Both productions are excellently paced with a crisp, cogent, expressive Accademia. The intermezzo needs no set – it runs front of curtain, down the auditorium centre aisle and in and around the orchestra pit. That for the opera is a neat layout of ‘stones’ facilitating characters to overhear, or hide from, events front of stage. The prison is neatly depicted by descending curtains of chains. There is some obvious symbolism with a caged canary and a free flying raptor. As you can see from the cover above that the Romans are conventionally garbed. The Parthians are in muted colours. All very satisfactory and captured by effective camera work.
The DVD menus have a list of tracks, but the booklet does not. There is no libretto.

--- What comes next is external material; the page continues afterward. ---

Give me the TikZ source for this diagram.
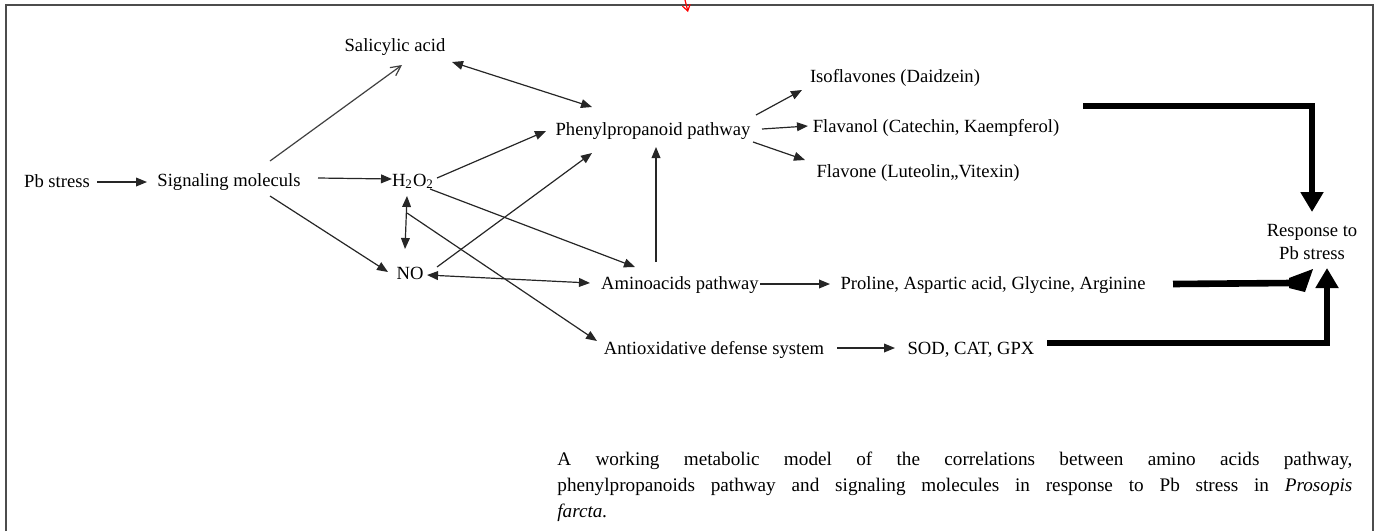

The subtitles are more than adequate. The two discs divide easily: the first with act 1 of the opera, part 1 of the intermezzo and the ‘bonus’; the second with acts 2 and 3 of the opera separated by part 2 of the intermezzo. The booklet contains articles on the birth of opera seria, Pergolesi and a detailed synopsis. As far as I can ascertain this is the only DVD of this opera.
A CD recorded at the same theatre some 25 years previously (Bongiovanni GB 2078/79/80-2) is still available. The coloratura is more dramatic with singers with more heft but the diction suffers as a result. The recording is good but is now showing its years. There is an accompanying libretto including the text of the omissions from that production. Careful analysis can show the variations and omissions from this DVD production. But it matters not a jot. The performance is all and on this DVD it is benchmark standard.